The spring semester is coming to the end, and it’s a high time to reflect upon what was done during these months.
Not only did we have potluck dinners and BBQ hang-outs as a network, but we also bonded as a group of inquisitive and enthusiastic individuals. With the support of the Swedish Institute, the Gothenburg SI local network managed to conduct over half a dozen different events, covering themes such as human rights, employment, entrepreneurship, leadership, creativity and sustainability.
The latter is of particular interest, and we want to take you on one different tour – to the place where vision becomes reality.
We start with an exhibition center – the first part of the study visit – Älvrummet, a place where city transformation plans are carefully developed and then presented to the public. Our guide told us briefly of the history of almost 400-year old Gothenburg, as well as its prized treasure – the Göta River.

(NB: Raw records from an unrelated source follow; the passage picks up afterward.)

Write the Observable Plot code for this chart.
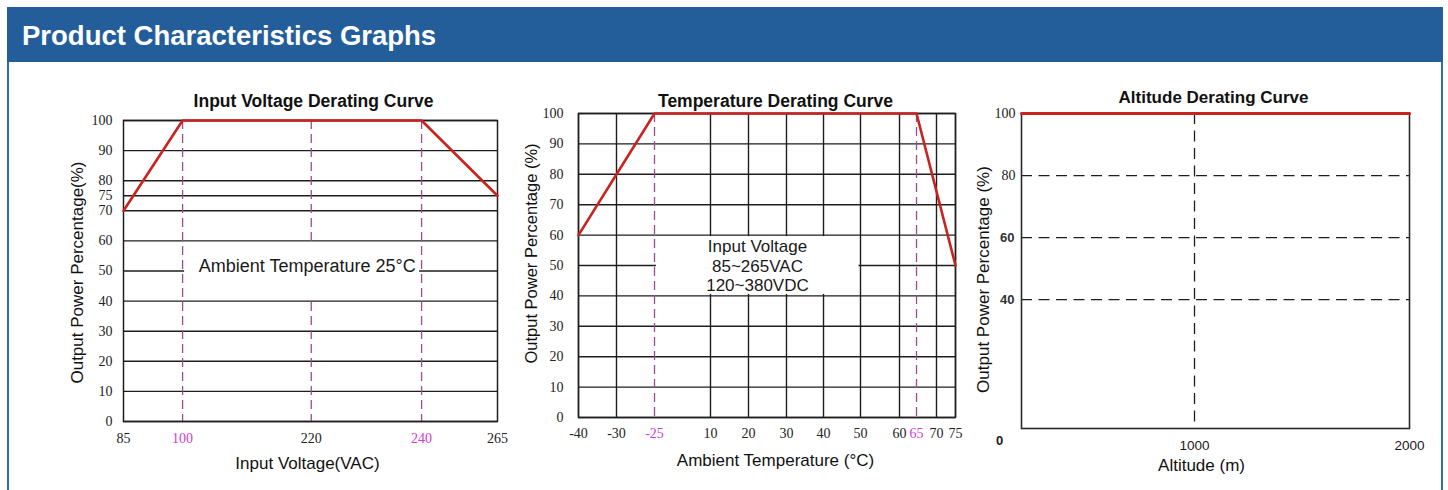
<!DOCTYPE html>
<html>
<head>
<meta charset="utf-8">
<script src="https://cdn.jsdelivr.net/npm/d3@7"></script>
<script src="https://cdn.jsdelivr.net/npm/@observablehq/plot@0.6"></script>
<style>
  html, body { margin: 0; padding: 0; background: #fff; }
  body { width: 1448px; height: 490px; overflow: hidden; position: relative; font-family: "Liberation Sans", Arial, sans-serif; }
  #header { position: absolute; left: 7px; top: 7px; width: 1436px; height: 55px; background: #235e9b; color: #fff;
            font-weight: bold; font-size: 27.5px; line-height: 55px; box-sizing: border-box; padding-left: 15px; padding-top: 1px; }
  .side { position: absolute; top: 62px; width: 2px; height: 430px; background: #2f6db2; }
  .chart { position: absolute; top: 80px; }
  .chart svg { display: block; max-width: none; }
</style>
</head>
<body>
<div id="header">Product Characteristics Graphs</div>
<div class="side" style="left:7px"></div>
<div class="side" style="left:1441px"></div>
<div class="chart" id="c1" style="left:60px;width:450px"></div>
<div class="chart" id="c2" style="left:510px;width:460px"></div>
<div class="chart" id="c3" style="left:970px;width:470px"></div>
<script>
// ---------------- DATA ----------------
// Chart 1: Input Voltage Derating Curve
const voltTitle = "Input Voltage Derating Curve";
const voltXLabel = "Input Voltage(VAC)";
const voltYLabel = "Output Power Percentage(%)";
const voltCurveX = [85, 100, 240, 265];
const voltCurveY = [70, 100, 100, 75];
const voltXTicks = [85, 100, 220, 240, 265];
const voltXHighlight = [100, 240];
const voltDashed = [100, 220, 240];
const voltYTicks = [0, 10, 20, 30, 40, 50, 60, 70, 75, 80, 90, 100];
const voltNote = "Ambient Temperature 25°C";

// Chart 2: Temperature Derating Curve
const tempTitle = "Temperature Derating Curve";
const tempXLabel = "Ambient Temperature (°C)";
const tempYLabel = "Output Power Percentage (%)";
const tempCurveX = [-40, -25, 65, 75];
const tempCurveY = [60, 100, 100, 50];
const tempXTicks = [-40, -30, -25, 10, 20, 30, 40, 50, 60, 65, 70, 75];
const tempXHighlight = [-25, 65];
const tempYTicks = [0, 10, 20, 30, 40, 50, 60, 70, 80, 90, 100];
const tempNote = ["Input Voltage", "85~265VAC", "120~380VDC"];

// Chart 3: Altitude Derating Curve
const altTitle = "Altitude Derating Curve";
const altXLabel = "Altitude (m)";
const altYLabel = "Output Power Percentage (%)";
const altCurveX = [0, 2000];
const altCurveY = [100, 100];
const altXTicks = [0, 1000, 2000];
const altYTicks = [100, 80, 60, 40];
const altDashedY = [80, 60, 40];
const altDashedX = [1000];

// ---------------- SCALE LAYOUT (printed axes are not evenly spaced) ----------------
const voltAxisStops = [0, 0.158, 0.502, 0.797, 1];
const tempAxisStops = [0, 0.1008, 0.2016, 0.3501, 0.4509, 0.5517, 0.6499, 0.748, 0.8515, 0.8966, 0.9496, 1];
const altAxisStops = [0, 0.4459, 1];

const C = {grid: "#1e1e1e", red: "#c9221f", purple: "#9b4b8e", magenta: "#d03cd4", text: "#1a1a1a"};
const serif = "'Liberation Serif','Times New Roman',serif";
const sans = "'Liberation Sans',Arial,sans-serif";
const svgStyle = {background: "transparent", overflow: "visible"};
const notIn = (arr) => (d) => !arr.includes(d);

// ---------------- CHART 1 ----------------
const vScale = d3.scaleLinear().domain(voltXTicks).range(voltAxisStops);
const chart1 = Plot.plot({
  width: 450, height: 400, marginLeft: 63, marginRight: 13, marginTop: 40, marginBottom: 59,
  style: svgStyle,
  x: {domain: [0, 1], transform: vScale, axis: null},
  y: {domain: [0, 100], axis: null},
  marks: [
    Plot.ruleY(voltYTicks, {y: d => d, stroke: C.grid, strokeWidth: 1.4}),
    Plot.ruleX(voltDashed, {x: d => d, stroke: C.purple, strokeWidth: 1.3, strokeDasharray: "9,5"}),
    Plot.rect([{x1: voltXHighlight[0], x2: voltXHighlight[1], y1: 40, y2: 60}],
      {x1: "x1", x2: "x2", y1: "y1", y2: "y2", fill: "white", insetLeft: 2, insetRight: 2, insetTop: 1.5, insetBottom: 1.5}),
    Plot.frame({stroke: C.grid, strokeWidth: 1.5}),
    Plot.text([voltNote], {text: d => d, x: 220, y: 50, dx: -4, dy: -5, fontSize: 18, fontFamily: sans, fill: C.text}),
    Plot.line(voltCurveX, {x: voltCurveX, y: voltCurveY, stroke: C.red, strokeWidth: 2.6}),
    Plot.text(voltYTicks, {y: d => d, text: d => String(d), frameAnchor: "left", textAnchor: "end", lineAnchor: "middle",
      dx: -11, fontSize: 14, fontFamily: serif, fill: "#222"}),
    Plot.text(voltXTicks.filter(notIn(voltXHighlight)), {x: d => d, text: d => String(d), frameAnchor: "bottom",
      textAnchor: "middle", lineAnchor: "middle", dy: 17, fontSize: 14, fontFamily: serif, fill: "#222"}),
    Plot.text(voltXHighlight, {x: d => d, text: d => String(d), frameAnchor: "bottom",
      textAnchor: "middle", lineAnchor: "middle", dy: 17, fontSize: 14, fontFamily: serif, fill: C.magenta}),
    Plot.text([voltTitle], {text: d => d, frameAnchor: "top", textAnchor: "middle", lineAnchor: "middle",
      dx: 3, dy: -19, fontSize: 17.5, fontWeight: "bold", fontFamily: sans, fill: "#111"}),
    Plot.text([voltXLabel], {text: d => d, frameAnchor: "bottom", textAnchor: "middle", lineAnchor: "middle",
      dx: -3, dy: 42, fontSize: 17, fontFamily: sans, fill: "#111"}),
    Plot.text([voltYLabel], {text: d => d, frameAnchor: "left", textAnchor: "middle", lineAnchor: "middle", rotate: -90,
      dx: -46, dy: 1.5, fontSize: 17, fontFamily: sans, fill: "#111"})
  ]
});
document.getElementById("c1").appendChild(chart1);

// ---------------- CHART 2 ----------------
const tScale = d3.scaleLinear().domain(tempXTicks).range(tempAxisStops);
const chart2 = Plot.plot({
  width: 460, height: 400, marginLeft: 68, marginRight: 15, marginTop: 33, marginBottom: 63,
  style: svgStyle,
  x: {domain: [0, 1], transform: tScale, axis: null},
  y: {domain: [0, 100], axis: null},
  marks: [
    Plot.ruleY(tempYTicks, {y: d => d, stroke: C.grid, strokeWidth: 1.4}),
    Plot.ruleX(tempXTicks.filter(notIn(tempXHighlight)), {x: d => d, stroke: C.grid, strokeWidth: 1.4}),
    Plot.ruleX(tempXHighlight, {x: d => d, stroke: C.purple, strokeWidth: 1.3, strokeDasharray: "9,5"}),
    Plot.rect([{x1: tempXHighlight[0], x2: 50, y1: 40, y2: 60}],
      {x1: "x1", x2: "x2", y1: "y1", y2: "y2", fill: "white", insetLeft: 2, insetRight: 1.5, insetTop: 1.5, insetBottom: 1.5}),
    Plot.frame({stroke: C.grid, strokeWidth: 1.5}),
    Plot.text([tempNote.join("\n")], {text: d => d, x: 20, y: 50, dx: 9, dy: 0, lineHeight: 1.13, fontSize: 17,
      fontFamily: sans, fill: C.text, textAnchor: "middle", lineAnchor: "middle"}),
    Plot.line(tempCurveX, {x: tempCurveX, y: tempCurveY, stroke: C.red, strokeWidth: 2.6}),
    Plot.text(tempYTicks, {y: d => d, text: d => String(d), frameAnchor: "left", textAnchor: "end", lineAnchor: "middle",
      dx: -15, fontSize: 14, fontFamily: serif, fill: "#222"}),
    Plot.text(tempXTicks.filter(notIn(tempXHighlight)), {x: d => d, text: d => String(d), frameAnchor: "bottom",
      textAnchor: "middle", lineAnchor: "middle", dy: 16, fontSize: 14, fontFamily: serif, fill: "#222"}),
    Plot.text(tempXHighlight, {x: d => d, text: d => String(d), frameAnchor: "bottom",
      textAnchor: "middle", lineAnchor: "middle", dy: 16, fontSize: 14, fontFamily: serif, fill: C.magenta}),
    Plot.text([tempTitle], {text: d => d, frameAnchor: "top", textAnchor: "middle", lineAnchor: "middle",
      dx: 8.5, dy: -12, fontSize: 17.5, fontWeight: "bold", fontFamily: sans, fill: "#111"}),
    Plot.text([tempXLabel], {text: d => d, frameAnchor: "bottom", textAnchor: "middle", lineAnchor: "middle",
      dx: 8.5, dy: 43, fontSize: 17, fontFamily: sans, fill: "#111"}),
    Plot.text([tempYLabel], {text: d => d, frameAnchor: "left", textAnchor: "middle", lineAnchor: "middle", rotate: -90,
      dx: -47, dy: -12, fontSize: 16.5, fontFamily: sans, fill: "#111"})
  ]
});
document.getElementById("c2").appendChild(chart2);

// ---------------- CHART 3 ----------------
const aScale = d3.scaleLinear().domain(altXTicks).range(altAxisStops);
const chart3 = Plot.plot({
  width: 470, height: 400, marginLeft: 51, marginRight: 31, marginTop: 33, marginBottom: 52,
  style: svgStyle,
  x: {domain: [0, 1], transform: aScale, axis: null},
  y: {domain: [-1.5, 100], axis: null},
  marks: [
    Plot.ruleY(altDashedY, {y: d => d, stroke: C.grid, strokeWidth: 1.3, strokeDasharray: "11,6.5"}),
    Plot.ruleX(altDashedX, {x: d => d, stroke: C.grid, strokeWidth: 1.3, strokeDasharray: "11,6.5"}),
    Plot.frame({stroke: "#2a2a2a", strokeWidth: 1.6}),
    Plot.line(altCurveX, {x: altCurveX, y: altCurveY, stroke: C.red, strokeWidth: 3}),
    Plot.text(altYTicks.filter(d => d >= 80), {y: d => d, text: d => String(d), frameAnchor: "left", textAnchor: "end",
      lineAnchor: "middle", dx: -6, fontSize: 14, fontFamily: serif, fill: "#222"}),
    Plot.text(altYTicks.filter(d => d < 80), {y: d => d, text: d => String(d), frameAnchor: "left", textAnchor: "end",
      lineAnchor: "middle", dx: -7, fontSize: 13, fontWeight: "bold", fontFamily: sans, fill: "#333"}),
    Plot.text(altXTicks.filter(d => d > 0), {x: d => d, text: d => String(d), frameAnchor: "bottom",
      textAnchor: "middle", lineAnchor: "middle", dy: 17, fontSize: 13.5, fontFamily: sans, fill: "#1a1a1a"}),
    Plot.text(altXTicks.filter(d => d === 0), {x: d => d, text: d => String(d), frameAnchor: "bottom",
      textAnchor: "middle", lineAnchor: "middle", dx: -22, dy: 12, fontSize: 13, fontWeight: "bold", fontFamily: sans, fill: "#1a1a1a"}),
    Plot.text([altTitle], {text: d => d, frameAnchor: "top", textAnchor: "middle", lineAnchor: "middle",
      dx: -2, dy: -16, fontSize: 17, fontWeight: "bold", fontFamily: sans, fill: "#111"}),
    Plot.text([altXLabel], {text: d => d, frameAnchor: "bottom", textAnchor: "middle", lineAnchor: "middle",
      dx: -14, dy: 37, fontSize: 17, fontFamily: sans, fill: "#111"}),
    Plot.text([altYLabel], {text: d => d, frameAnchor: "left", textAnchor: "middle", lineAnchor: "middle", rotate: -90,
      dx: -38, dy: 8.5, fontSize: 17, fontFamily: sans, fill: "#111"})
  ]
});
document.getElementById("c3").appendChild(chart3);
</script>
</body>
</html>
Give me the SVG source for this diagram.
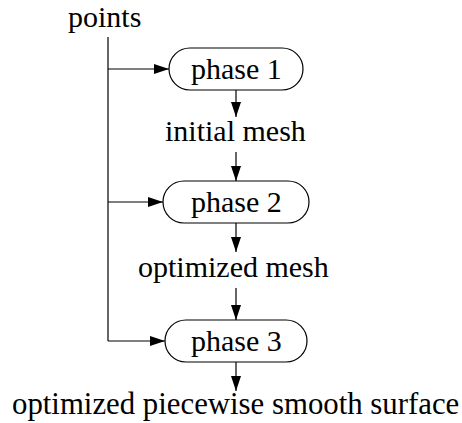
<svg xmlns="http://www.w3.org/2000/svg" width="462" height="423" viewBox="0 0 462 423">
<defs>
<marker id="ah" markerUnits="userSpaceOnUse" markerWidth="16" markerHeight="12" refX="15" refY="5" orient="auto">
<polygon points="0,0 15,5 0,10" fill="#000"/>
</marker>
</defs>
<rect width="462" height="423" fill="#fff"/>
<g id="connectors" stroke="#000" stroke-width="1.2" fill="none">
<line x1="108" y1="37" x2="108" y2="341"/>
<line x1="108" y1="69" x2="169" y2="69" marker-end="url(#ah)"/>
<line x1="108" y1="202" x2="163" y2="202" marker-end="url(#ah)"/>
<line x1="108" y1="341" x2="165" y2="341" marker-end="url(#ah)"/>
<line x1="236" y1="90" x2="236" y2="117" marker-end="url(#ah)"/>
<line x1="236" y1="152" x2="236" y2="181" marker-end="url(#ah)"/>
<line x1="236" y1="223" x2="236" y2="252" marker-end="url(#ah)"/>
<line x1="236" y1="288" x2="236" y2="320" marker-end="url(#ah)"/>
<line x1="236" y1="362" x2="236" y2="391" marker-end="url(#ah)"/>
</g>
<g id="points"><text x="68" y="27" font-family="Liberation Serif" font-size="30">points</text></g>
<g id="phase1"><rect x="169" y="48" width="134" height="42" rx="21" fill="#fff" stroke="#000" stroke-width="1.2"/><text x="191" y="79" font-family="Liberation Serif" font-size="30">phase 1</text></g>
<g id="initial-mesh"><text x="165" y="141" font-family="Liberation Serif" font-size="30">initial mesh</text></g>
<g id="phase2"><rect x="163" y="181" width="146" height="42" rx="21" fill="#fff" stroke="#000" stroke-width="1.2"/><text x="191" y="212" font-family="Liberation Serif" font-size="30">phase 2</text></g>
<g id="optimized-mesh"><text x="138" y="277" font-family="Liberation Serif" font-size="30">optimized mesh</text></g>
<g id="phase3"><rect x="165" y="320" width="142" height="42" rx="21" fill="#fff" stroke="#000" stroke-width="1.2"/><text x="191" y="351" font-family="Liberation Serif" font-size="30">phase 3</text></g>
<g id="surface"><text x="12" y="414" font-family="Liberation Serif" font-size="30.8">optimized piecewise smooth surface</text></g>
</svg>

This river used to be the main trade connection to China, and the whole city was in fact a fortress. Along with the winds of history, Gothenburg became the biggest Swedish shipbuilding and industrial city on the West Coast.
However, now the river does not only divide Gothenburg between the North and South parts, but it also represents the city’s social segregation into the vulnerable, marginalized North and the traditional “touristy” South.
The good thing is that the River City project claims to improve this situation by creating a new centre on the north bank of the river by renovating a part of the old centre. That will be done to build a denser and diversified economic centre that will connect the whole city. As the temporary residents of this city, we hope that their noble plans indeed eventually succeed.
Our next stop is Kvillebäcken, a pioneer project of an ecologically, socially, and economically sustainable district. What used to be not much of a pleasant place with old industrial buildings, had been completely demolished and rebuilt again. Several construction companies cooperated together to prove one fact – environmentally friendly and energy saving buildings exist, and they are the future.
Naturally, curiosity took over and we had a lot of questions to ask, including the affordability of apartments and similar. For those who are in the construction field, it was especially interesting to find out about designing and building process, recycling and energy saving systems.
Turns out that the main idea in behind the design was to create a city at eye level, where each building has a unique architecture, including local network of supermarkets, gym, park and cafés. Moreover, Kvillebäcken represents the future of ecologically sustainable society where houses have more bicycle parking than spaces for cars.
It was amusing to hear that Gothenburg's first self-emptying trash and a source separating waste suction is functioning in that area. You couldn’t really hear it, but it basically means that all garbage in the district is transported in pipes under the ground and it ends up in a collecting station on the edge of the area.
But wait, there's more – all food waste in the area becomes biogas, which in turn is used as renewable energy source. In general, a lot of attention is devoted to creating conditions for area biodiversity – green terrace on the roofs to slow rainwater and common “kitchen gardens” are the few examples. Green space is “a must” for sustainable neighbourhood and it should be planned before anything else can be done.
The tour is now over and we are all back to work on our exam sessions. But as the beautiful spring is turning into the summer, the Gothenburg local network taking its summer break to come back vitalized and anew. On behalf of all SI students, we wish you all a thrilling summer – and see you later!